The challenge for Brazil's presidential candidates: overcoming voter rejection

3 min

Rio de Janeiro (AFP)

Brazil's far-right and leftist candidates dueling for the presidency could not be further apart in terms of politics, promises and personality. But there's one thing they share: big, immovable blocs of voters virulently opposed to seeing one or the other take power.

The reasons for the rejection are different.

Jair Bolsonaro, the far-right 63-year-old former paratrooper and long-serving member of congress, is detested by as many Brazilians as those who support him.

He has made chilling comments demeaning women and blacks, making light of rape, criticizing gays, favoring torture and expressing nostalgia for the military dictatorship that brutally ruled between 1964 and 1985.

Fernando Haddad, 55, is seen by many -- especially better-off Brazilians -- as representing a corrupt and incompetent Workers Party that was in charge between 2003 and 2016 when the country experienced a boom then a devastating bust.

Anti-Bolsonaro activists -- women prominent among them -- hold protests and post online slogans declaring "Not Him."

Anti-Haddad voters focus the hate they have against ex-president Luiz Inacio Lula da Silva, whom he stepped in for only a month ago after Lula -- in prison for bribery and money laundering -- was disqualified from making a comeback.

- Election violence -

A spate of violent incidents reported in the Brazilian media since last weekend's first round election have crystalized fears that the febrile atmosphere around the candidates is tipping the country into dangerous territory.

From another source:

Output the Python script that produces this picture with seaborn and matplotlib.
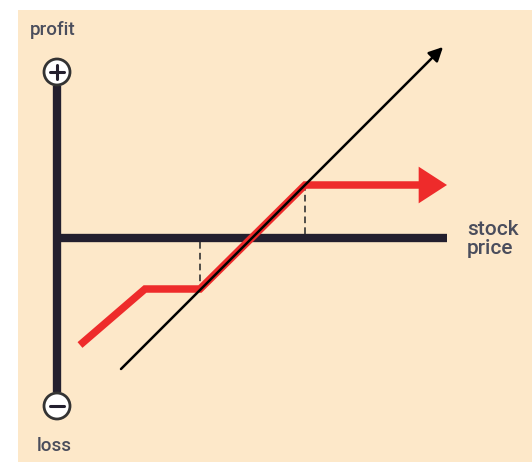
import matplotlib
matplotlib.use("Agg")
import matplotlib.pyplot as plt
import seaborn as sns
import pandas as pd
from matplotlib.patches import Rectangle, Circle

sns.set_theme(style="white")
plt.rcParams['font.family'] = ['Roboto', 'DejaVu Sans']

# data (price offset from axis origin, profit)
stock_price = [64, 383]
stock_profit = [-131, 188]
collar_price = [23, 88, 143, 248, 365]
collar_profit = [-107, -51, -51, 53, 53]
put_strike = 143
call_strike = 248

BG = "#FDE8C9"
AX = "#231F2E"
RED = "#EE2B2B"

fig = plt.figure(figsize=(5.32, 4.62), dpi=100)
ax = fig.add_axes([0, 0, 1, 1])
ax.set_xlim(-57, 475)
ax.set_ylim(-224, 238)
ax.axis("off")

ax.add_patch(Rectangle((-39, -224), 520, 452, facecolor=BG, edgecolor="none", zorder=0))

# axes
ax.plot([0, 390], [0, 0], color=AX, lw=6, solid_capstyle="butt", zorder=2)
ax.plot([0, 0], [152, -154], color=AX, lw=6, solid_capstyle="butt", zorder=2)

# dashed strike guides
ax.plot([put_strike, put_strike], [-4, -51], color="#333333", lw=1.2, ls=(0, (4, 2.5)), zorder=2)
ax.plot([call_strike, call_strike], [4, 53], color="#333333", lw=1.2, ls=(0, (4, 2.5)), zorder=2)

df_c = pd.DataFrame({"price": collar_price, "profit": collar_profit})
sns.lineplot(data=df_c, x="price", y="profit", color=RED, lw=5.4, sort=False, ax=ax, zorder=3)
ax.lines[-1].set_solid_capstyle("butt")
ax.lines[-1].set_solid_joinstyle("miter")
ax.annotate("", xy=(390, 53), xytext=(362, 53),
            arrowprops=dict(arrowstyle="-|>,head_length=1.7,head_width=1.1", color=RED, lw=0,
                            shrinkA=0, shrinkB=0), zorder=3)

df_s = pd.DataFrame({"price": stock_price, "profit": stock_profit})
sns.lineplot(data=df_s, x="price", y="profit", color="black", lw=1.8, sort=False, ax=ax, zorder=4)
ax.annotate("", xy=(386, 191), xytext=(378, 183),
            arrowprops=dict(arrowstyle="-|>,head_length=0.7,head_width=0.35", color="black", lw=1.8,
                            shrinkA=0, shrinkB=0), zorder=4)

# plus / minus circles
for cy, sign in [(166, "+"), (-168, "-")]:
    ax.add_patch(Circle((0, cy), 13, facecolor="white", edgecolor="#333333", lw=2.0, zorder=5))
    ax.plot([-7, 7], [cy, cy], color=AX, lw=2.2, zorder=6)
    if sign == "+":
        ax.plot([0, 0], [cy - 7, cy + 7], color=AX, lw=2.2, zorder=6)

TXT = "#4A4D5C"
ax.text(-27, 208, "profit", fontsize=13.5, color=TXT, ha="left", va="center", fontweight="medium")
ax.text(-20, -208, "loss", fontsize=13.5, color=TXT, ha="left", va="center", fontweight="medium")
ax.text(410, -1, "stock\nprice", fontsize=15, color=TXT, ha="left", va="center", linespacing=1.0,
        fontweight="medium")

fig.savefig("out.png", dpi=100)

Many of the incidents involve Bolsonaro backers targeting Haddad supporters for assault and threats.

On Monday, a 63-year-old man was stabbed to death in a bar in northeastern Salvador for reportedly saying Brazilians preferred the Workers Party.

"Bolsonaro isn't going to kill a transgender person. He's not going to beat up a black with his own hands. But his discourse is going to legitimize other people to do so," read an online comment by Duda Rodrigues.

Both candidates sent out tweets disavowing the violence and calling for it to stop.

Bolsonaro, running on a law-and-order platform, easily came out ahead in the first round with 46 percent of the vote to Haddad's 29 percent.

A Datafolha voter intention survey published Wednesday credited him with 58 percent support, to 42 percent for the leftist candidate.

Bolsonaro's main pillars of support are better-educated, better-off male Brazilians and millions who follow Brazil's burgeoning evangelical churches.

Haddad's support is concentrated in the poorer, blacker northeast of the country, where many are still grateful to Lula for poverty-reduction successes.

But both suffer major voter rejection, of over 40 percent according to the Datafolha poll.

That makes for extreme polarization, pointing to difficulty to govern for whoever wins the presidency.

- Broadening appeal -

Both candidates are reaching out to the center to bolster their support.

Bolsonaro on Thursday called elected members of his ultraconservative Social Liberal Party and other deputies backing him to Rio to show the level of backing he has.

Haddad was trying to woo Brazil's influential Catholic bishops, and also discretely dropped images of Lula and the Workers Party signature red color from his campaign material.

A political analyst at the Federal University of Rio de Janeiro, Jairo Nicolau, noted that the Workers Party, known by its initials PT in Portuguese, had been "the most punished" in the election.

"For voters who didn't benefit -- or don't remember benefiting from -- the PT era, the PT is above all linked to corruption," he said.

That meant Haddad had to put distance between himself and Lula, including by saying he would no longer make weekly visits to see the incarcerated ex-leader.

On Thursday, Haddad said he was confident of closing the gap with Bolsonaro.

"We need only eight points to get to 50 (percent of voter intentions). We have two weeks of work to get those eight points," he told journalists in Brasilia.